Eso aprendí, que no es en vano lo que hacemos cuando nos juntamos para construir otra forma posible de vivir
Aprendí también que no todo da igual, que las cosas que hacemos quedan registradas en algún lugar. Eso aprendí, que no es en vano lo que hacemos cuando nos juntamos para construir otra forma posible de vivir. Y aprendí también que hay que tomar partido, implicarse, participar y, a la vez, tomarse el tiempo para colocar los bolsos perfectamente alineados, sin importar cuándo llegará la policía a desalojar la calle.
La otra tarde, después de una asamblea, fuimos a ver atardecer a un río. Había bandadas de estorninos volando. “Mira —me dijo un amigo—, parecen fuegos artificiales cuando vuelan todos juntos”.

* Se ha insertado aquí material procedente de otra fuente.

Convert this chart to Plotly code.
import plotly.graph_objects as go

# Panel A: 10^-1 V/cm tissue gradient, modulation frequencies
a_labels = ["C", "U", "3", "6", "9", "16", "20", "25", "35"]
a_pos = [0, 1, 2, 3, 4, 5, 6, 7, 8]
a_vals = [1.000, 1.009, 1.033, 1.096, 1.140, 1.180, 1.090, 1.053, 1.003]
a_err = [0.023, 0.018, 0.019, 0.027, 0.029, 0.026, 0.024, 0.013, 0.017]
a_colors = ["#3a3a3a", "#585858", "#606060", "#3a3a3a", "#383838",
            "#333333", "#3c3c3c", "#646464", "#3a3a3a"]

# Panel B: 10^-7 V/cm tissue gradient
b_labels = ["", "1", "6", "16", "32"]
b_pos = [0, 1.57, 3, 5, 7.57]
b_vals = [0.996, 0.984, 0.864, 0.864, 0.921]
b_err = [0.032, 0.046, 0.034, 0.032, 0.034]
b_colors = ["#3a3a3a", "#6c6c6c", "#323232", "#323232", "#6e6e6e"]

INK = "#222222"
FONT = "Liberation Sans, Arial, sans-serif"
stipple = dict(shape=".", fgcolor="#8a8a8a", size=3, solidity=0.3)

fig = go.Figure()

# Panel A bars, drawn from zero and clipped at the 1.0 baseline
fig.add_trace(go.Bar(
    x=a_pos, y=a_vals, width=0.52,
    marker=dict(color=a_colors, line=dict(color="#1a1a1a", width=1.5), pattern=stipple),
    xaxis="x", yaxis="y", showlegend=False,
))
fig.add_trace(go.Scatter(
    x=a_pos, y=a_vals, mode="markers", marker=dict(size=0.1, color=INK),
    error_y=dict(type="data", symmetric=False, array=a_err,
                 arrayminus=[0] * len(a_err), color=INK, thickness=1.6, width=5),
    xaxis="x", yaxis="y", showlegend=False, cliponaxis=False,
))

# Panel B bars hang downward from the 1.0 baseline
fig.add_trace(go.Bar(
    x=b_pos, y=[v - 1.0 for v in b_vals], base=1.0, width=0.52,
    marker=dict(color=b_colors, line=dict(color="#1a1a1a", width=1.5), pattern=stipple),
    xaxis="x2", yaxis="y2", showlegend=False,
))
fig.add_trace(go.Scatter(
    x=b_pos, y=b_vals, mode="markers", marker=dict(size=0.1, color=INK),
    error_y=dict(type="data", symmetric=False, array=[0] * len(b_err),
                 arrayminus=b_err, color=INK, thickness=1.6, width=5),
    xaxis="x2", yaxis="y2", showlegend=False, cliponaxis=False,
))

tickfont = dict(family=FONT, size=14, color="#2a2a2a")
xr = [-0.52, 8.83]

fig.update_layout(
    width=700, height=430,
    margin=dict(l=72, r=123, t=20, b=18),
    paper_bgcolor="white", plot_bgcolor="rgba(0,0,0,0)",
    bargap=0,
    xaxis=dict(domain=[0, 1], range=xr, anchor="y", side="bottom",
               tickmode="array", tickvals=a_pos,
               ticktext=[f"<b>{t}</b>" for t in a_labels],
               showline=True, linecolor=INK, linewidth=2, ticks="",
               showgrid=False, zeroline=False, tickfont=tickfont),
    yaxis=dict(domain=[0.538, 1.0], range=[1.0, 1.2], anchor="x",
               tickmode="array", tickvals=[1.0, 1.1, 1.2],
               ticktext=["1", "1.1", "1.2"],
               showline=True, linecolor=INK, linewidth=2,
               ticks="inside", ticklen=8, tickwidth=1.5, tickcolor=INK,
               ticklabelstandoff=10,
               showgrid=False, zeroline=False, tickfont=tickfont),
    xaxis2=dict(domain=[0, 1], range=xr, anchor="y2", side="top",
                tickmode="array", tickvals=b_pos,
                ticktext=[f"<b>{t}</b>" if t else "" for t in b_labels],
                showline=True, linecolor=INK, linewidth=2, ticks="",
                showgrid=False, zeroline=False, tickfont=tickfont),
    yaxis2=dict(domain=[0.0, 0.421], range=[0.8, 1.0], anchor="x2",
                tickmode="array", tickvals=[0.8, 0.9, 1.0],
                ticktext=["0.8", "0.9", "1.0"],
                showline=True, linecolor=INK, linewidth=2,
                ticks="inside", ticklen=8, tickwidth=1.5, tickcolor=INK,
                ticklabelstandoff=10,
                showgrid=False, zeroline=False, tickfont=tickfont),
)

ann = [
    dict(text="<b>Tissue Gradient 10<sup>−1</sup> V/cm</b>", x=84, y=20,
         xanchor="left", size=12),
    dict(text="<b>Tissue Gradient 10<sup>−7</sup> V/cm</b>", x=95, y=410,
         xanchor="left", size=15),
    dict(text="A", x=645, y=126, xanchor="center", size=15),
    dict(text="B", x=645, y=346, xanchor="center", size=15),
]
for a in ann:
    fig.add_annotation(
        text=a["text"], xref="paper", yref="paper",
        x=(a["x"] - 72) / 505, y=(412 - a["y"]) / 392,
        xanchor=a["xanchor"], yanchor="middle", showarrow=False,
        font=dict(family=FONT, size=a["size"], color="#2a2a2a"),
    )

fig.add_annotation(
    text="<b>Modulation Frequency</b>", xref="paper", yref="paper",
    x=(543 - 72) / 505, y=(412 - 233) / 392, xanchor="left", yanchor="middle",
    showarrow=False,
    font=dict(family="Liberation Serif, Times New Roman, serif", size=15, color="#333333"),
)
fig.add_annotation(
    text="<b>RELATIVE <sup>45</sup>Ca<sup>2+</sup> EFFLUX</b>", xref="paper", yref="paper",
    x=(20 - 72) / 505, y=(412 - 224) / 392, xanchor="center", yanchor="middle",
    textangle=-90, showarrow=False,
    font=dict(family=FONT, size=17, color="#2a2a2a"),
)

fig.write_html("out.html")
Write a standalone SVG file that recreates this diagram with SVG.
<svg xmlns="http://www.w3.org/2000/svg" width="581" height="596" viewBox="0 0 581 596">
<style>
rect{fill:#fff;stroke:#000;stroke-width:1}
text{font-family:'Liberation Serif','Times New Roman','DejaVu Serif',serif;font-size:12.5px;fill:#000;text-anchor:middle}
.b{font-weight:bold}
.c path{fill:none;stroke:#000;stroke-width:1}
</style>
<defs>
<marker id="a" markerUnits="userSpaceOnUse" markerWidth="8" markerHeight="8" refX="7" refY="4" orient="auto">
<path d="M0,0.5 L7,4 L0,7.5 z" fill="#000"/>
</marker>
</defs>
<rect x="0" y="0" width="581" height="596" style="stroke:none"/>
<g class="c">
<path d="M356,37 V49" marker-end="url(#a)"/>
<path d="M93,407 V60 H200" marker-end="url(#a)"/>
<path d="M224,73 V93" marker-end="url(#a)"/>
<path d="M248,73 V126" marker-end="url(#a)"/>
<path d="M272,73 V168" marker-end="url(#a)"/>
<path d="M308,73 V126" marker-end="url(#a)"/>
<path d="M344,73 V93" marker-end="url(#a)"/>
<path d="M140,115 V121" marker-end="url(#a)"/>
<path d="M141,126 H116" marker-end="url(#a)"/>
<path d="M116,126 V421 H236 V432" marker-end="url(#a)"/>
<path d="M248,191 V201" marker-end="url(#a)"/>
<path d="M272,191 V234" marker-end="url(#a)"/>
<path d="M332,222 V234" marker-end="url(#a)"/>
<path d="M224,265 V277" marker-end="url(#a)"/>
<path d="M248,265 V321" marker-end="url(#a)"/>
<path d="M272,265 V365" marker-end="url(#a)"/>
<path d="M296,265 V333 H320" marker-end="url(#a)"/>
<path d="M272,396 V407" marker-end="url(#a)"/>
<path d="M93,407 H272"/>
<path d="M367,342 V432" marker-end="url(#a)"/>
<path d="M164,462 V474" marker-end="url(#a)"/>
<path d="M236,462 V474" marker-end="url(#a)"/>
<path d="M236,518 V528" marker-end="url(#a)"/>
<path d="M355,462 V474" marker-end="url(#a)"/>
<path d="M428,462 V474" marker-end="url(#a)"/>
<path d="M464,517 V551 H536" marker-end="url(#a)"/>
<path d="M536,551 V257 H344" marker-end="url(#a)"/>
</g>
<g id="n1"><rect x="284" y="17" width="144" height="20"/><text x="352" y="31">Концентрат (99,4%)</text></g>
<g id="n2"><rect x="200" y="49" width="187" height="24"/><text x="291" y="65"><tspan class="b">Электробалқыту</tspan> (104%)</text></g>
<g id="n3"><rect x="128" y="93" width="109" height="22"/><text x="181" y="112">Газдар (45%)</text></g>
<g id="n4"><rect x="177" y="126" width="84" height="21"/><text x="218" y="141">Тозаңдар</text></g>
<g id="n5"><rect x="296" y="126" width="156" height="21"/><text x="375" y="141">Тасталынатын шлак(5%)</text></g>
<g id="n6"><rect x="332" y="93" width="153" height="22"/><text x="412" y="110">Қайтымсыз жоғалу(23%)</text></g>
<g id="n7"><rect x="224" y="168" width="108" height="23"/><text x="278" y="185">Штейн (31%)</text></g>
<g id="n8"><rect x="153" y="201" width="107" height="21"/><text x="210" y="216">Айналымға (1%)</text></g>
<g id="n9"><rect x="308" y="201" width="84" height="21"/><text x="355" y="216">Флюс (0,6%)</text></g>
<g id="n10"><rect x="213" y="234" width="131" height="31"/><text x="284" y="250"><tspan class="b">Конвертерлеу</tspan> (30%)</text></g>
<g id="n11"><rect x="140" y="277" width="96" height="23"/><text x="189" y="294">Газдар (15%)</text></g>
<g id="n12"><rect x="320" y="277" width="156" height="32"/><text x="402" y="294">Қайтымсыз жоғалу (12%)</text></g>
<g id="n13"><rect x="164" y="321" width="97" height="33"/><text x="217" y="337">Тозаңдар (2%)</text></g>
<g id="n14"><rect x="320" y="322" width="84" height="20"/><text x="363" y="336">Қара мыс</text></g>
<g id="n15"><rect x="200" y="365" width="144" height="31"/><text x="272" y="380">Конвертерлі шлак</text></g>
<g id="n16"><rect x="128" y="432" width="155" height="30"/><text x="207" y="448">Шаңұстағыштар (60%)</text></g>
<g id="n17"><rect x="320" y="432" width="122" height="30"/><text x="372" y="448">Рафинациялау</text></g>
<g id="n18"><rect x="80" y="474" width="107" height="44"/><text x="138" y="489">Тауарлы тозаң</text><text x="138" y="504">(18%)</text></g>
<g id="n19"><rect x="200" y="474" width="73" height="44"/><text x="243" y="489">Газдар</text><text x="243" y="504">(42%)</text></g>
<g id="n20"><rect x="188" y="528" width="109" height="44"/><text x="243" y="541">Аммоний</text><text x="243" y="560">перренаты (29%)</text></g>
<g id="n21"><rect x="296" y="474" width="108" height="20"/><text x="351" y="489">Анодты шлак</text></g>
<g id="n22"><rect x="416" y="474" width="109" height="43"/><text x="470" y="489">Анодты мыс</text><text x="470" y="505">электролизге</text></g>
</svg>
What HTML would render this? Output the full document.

Permanecimos en silencio un rato.
Sí, es verdad, aunque los fuegos artificiales no consiguen esa sincronía perfecta enredada en medio de un movimiento aparentemente caótico. Seguramente se deba a que los estorninos vuelan juntos porque se necesitan unos a otros y las gotas de luz de los fuegos artificiales se desvanecen en motas imperceptibles sin ninguna consecuencia sobre todo lo demás.